Set the lines down again exactly, first line through the line that contains "minimum size=676pt] (emotion)", with no pictures.

_ _ _ _

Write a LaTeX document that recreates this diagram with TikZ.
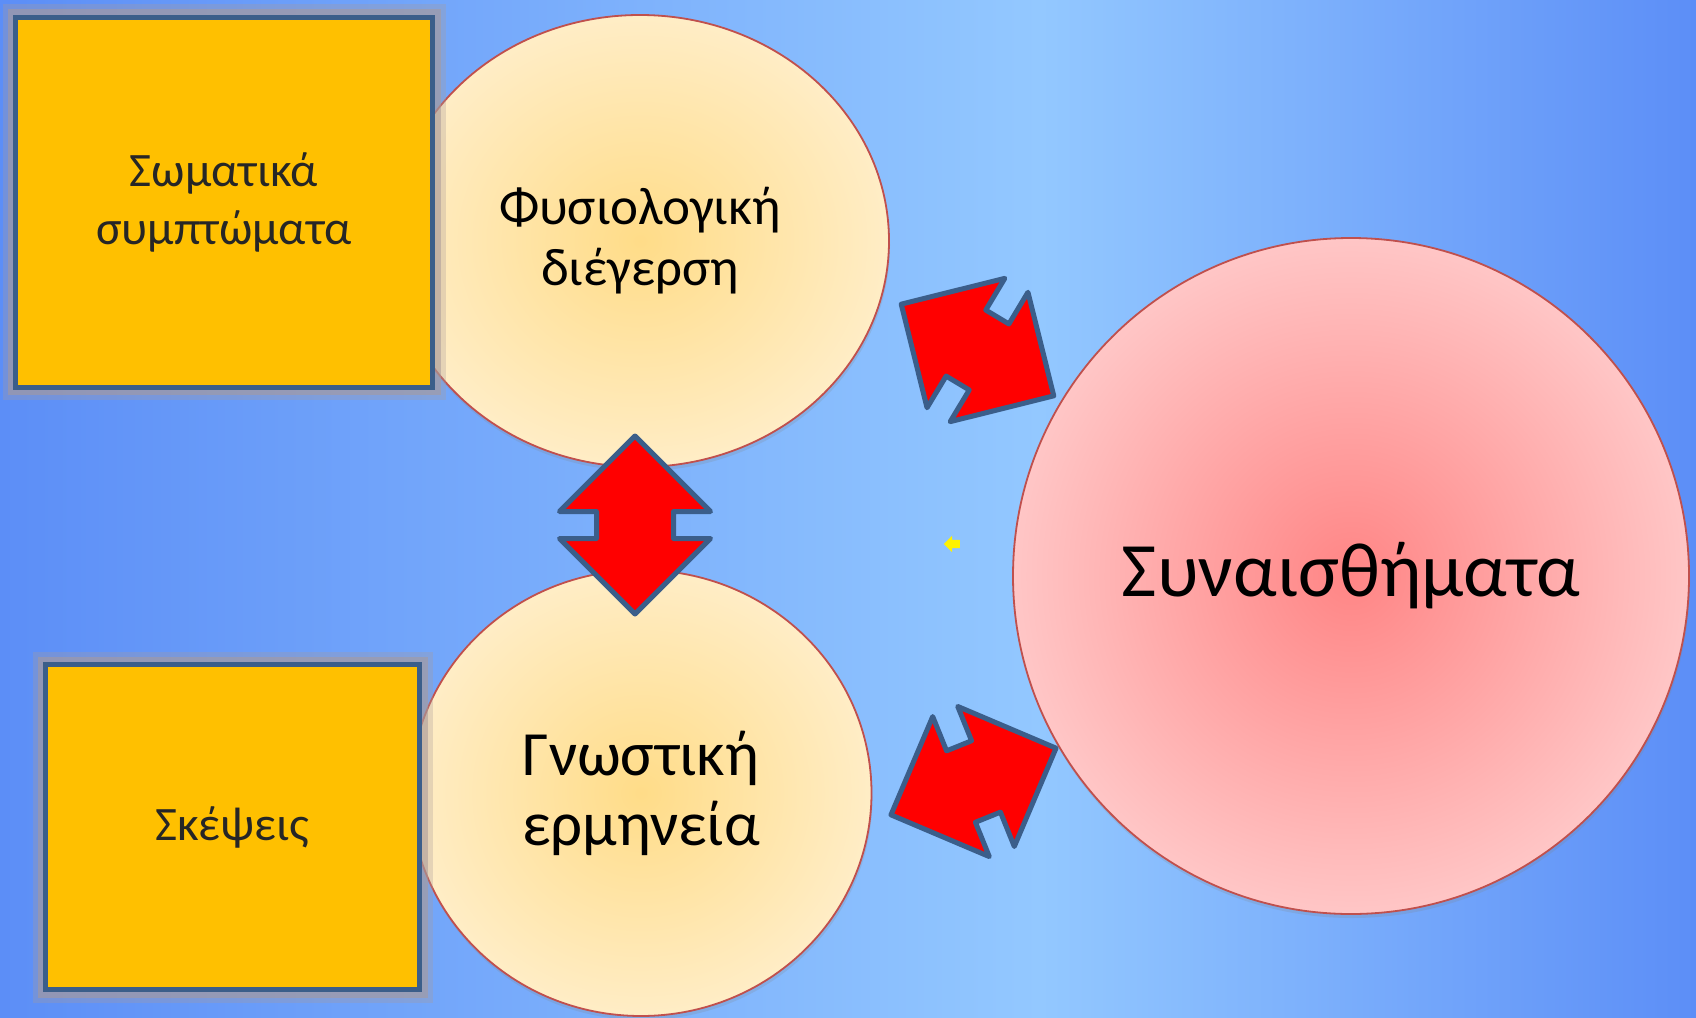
\documentclass[tikz,border=0pt]{standalone}
\usepackage{fontspec}
\setmainfont{Carlito}
\usetikzlibrary{shapes.geometric,shapes.arrows,shadows}
\definecolor{bgside}{HTML}{5C8EF7}
\definecolor{bgmid}{HTML}{93C8FF}
\definecolor{boxfill}{HTML}{FFC000}
\definecolor{edgeblue}{HTML}{3B5E8A}
\definecolor{ovalin}{HTML}{FFDC88}
\definecolor{ovalout}{HTML}{FFEDC6}
\definecolor{ovaledge}{HTML}{C0504D}
\definecolor{roundin}{HTML}{FF8585}
\definecolor{roundout}{HTML}{FFC6C6}
\definecolor{halo}{HTML}{AA9A98}
\definecolor{txtdark}{HTML}{262626}

\begin{document}
\begin{tikzpicture}[
    x=1pt, y=-1pt,
    every node/.style={inner sep=0pt},
    oval/.style={ellipse, draw=ovaledge, line width=1.8pt, inner color=ovalin, outer color=ovalout, align=center,
      drop shadow={opacity=.2, shadow xshift=1pt, shadow yshift=-4pt}},
    feeling/.style={circle, draw=ovaledge, line width=1.8pt, inner color=roundin, outer color=roundout,
      drop shadow={opacity=.2, shadow xshift=1pt, shadow yshift=-4pt}, font=\fontsize{77}{92}\selectfont},
    symptom/.style={rectangle, draw=edgeblue, line width=5pt, fill=boxfill, text=txtdark, align=center,
      preaction={draw=halo, line width=26pt, opacity=.3},
      preaction={draw=halo, line width=16pt, opacity=.55},
      font=\fontsize{48}{58}\selectfont},
    twoway/.style={double arrow, draw=edgeblue, fill=red, line width=5pt, line join=round,
      inner xsep=0pt, inner ysep=36pt, minimum width=0pt, minimum height=178pt, double arrow head extend=37pt}
]
\useasboundingbox (0,0) rectangle (1696,1017);
\fill[left color=bgside, right color=bgmid] (0,0) rectangle (1040,1017);
\fill[left color=bgmid, right color=bgside] (1040,0) rectangle (1696,1017);

\node[oval, minimum width=498pt, minimum height=452pt, font=\fontsize{53}{61}\selectfont] (arousal) at (640,241) {Φυσιολογική\\διέγερση};
\node[oval, minimum width=461pt, minimum height=446pt, font=\fontsize{63}{70}\selectfont] (appraisal) at (641,793) {Γνωστική\\ερμηνεία};
\node[symptom, minimum width=417pt, minimum height=370pt] (body) at (224,202) {Σωματικά\\συμπτώματα};
\node[symptom, minimum width=374pt, minimum height=325pt] (thoughts) at (232.5,827) {Σκέψεις};
\node[feeling, minimum size=676pt] (emotion) at (1351,576) {Συναισθήματα};

\node[twoway, rotate=90] (linkv) at (635,525) {};
\node[twoway, rotate=-31] (linkup) at (977.5,350) {};
\node[twoway, rotate=22] (linkdown) at (973.5,781.5) {};
\node[single arrow, fill=yellow, inner xsep=0pt, inner ysep=4pt, minimum width=0pt, minimum height=16pt, single arrow head extend=4pt, shape border rotate=180] (cue) at (954,544) {};
\end{tikzpicture}
\end{document}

_ _ _ _

In response>
Write a LaTeX document that recreates this diagram with TikZ.
\documentclass[tikz,border=0pt]{standalone}
\usepackage{fontspec}
\setmainfont{Carlito}
\usetikzlibrary{shapes.geometric,shapes.arrows,shadows}
\definecolor{bgside}{HTML}{5C8EF7}
\definecolor{bgmid}{HTML}{93C8FF}
\definecolor{boxfill}{HTML}{FFC000}
\definecolor{edgeblue}{HTML}{3B5E8A}
\definecolor{ovalin}{HTML}{FFDC88}
\definecolor{ovalout}{HTML}{FFEDC6}
\definecolor{ovaledge}{HTML}{C0504D}
\definecolor{roundin}{HTML}{FF8585}
\definecolor{roundout}{HTML}{FFC6C6}
\definecolor{halo}{HTML}{AA9A98}
\definecolor{txtdark}{HTML}{262626}

\begin{document}
\begin{tikzpicture}[
    x=1pt, y=-1pt,
    every node/.style={inner sep=0pt},
    oval/.style={ellipse, draw=ovaledge, line width=1.8pt, inner color=ovalin, outer color=ovalout, align=center,
      drop shadow={opacity=.2, shadow xshift=1pt, shadow yshift=-4pt}},
    feeling/.style={circle, draw=ovaledge, line width=1.8pt, inner color=roundin, outer color=roundout,
      drop shadow={opacity=.2, shadow xshift=1pt, shadow yshift=-4pt}, font=\fontsize{77}{92}\selectfont},
    symptom/.style={rectangle, draw=edgeblue, line width=5pt, fill=boxfill, text=txtdark, align=center,
      preaction={draw=halo, line width=26pt, opacity=.3},
      preaction={draw=halo, line width=16pt, opacity=.55},
      font=\fontsize{48}{58}\selectfont},
    twoway/.style={double arrow, draw=edgeblue, fill=red, line width=5pt, line join=round,
      inner xsep=0pt, inner ysep=36pt, minimum width=0pt, minimum height=178pt, double arrow head extend=37pt}
]
\useasboundingbox (0,0) rectangle (1696,1017);
\fill[left color=bgside, right color=bgmid] (0,0) rectangle (1040,1017);
\fill[left color=bgmid, right color=bgside] (1040,0) rectangle (1696,1017);

\node[oval, minimum width=498pt, minimum height=452pt, font=\fontsize{53}{61}\selectfont] (arousal) at (640,241) {Φυσιολογική\\διέγερση};
\node[oval, minimum width=461pt, minimum height=446pt, font=\fontsize{63}{70}\selectfont] (appraisal) at (641,793) {Γνωστική\\ερμηνεία};
\node[symptom, minimum width=417pt, minimum height=370pt] (body) at (224,202) {Σωματικά\\συμπτώματα};
\node[symptom, minimum width=374pt, minimum height=325pt] (thoughts) at (232.5,827) {Σκέψεις};
\node[feeling, minimum size=676pt] (emotion) at (1351,576) {Συναισθήματα};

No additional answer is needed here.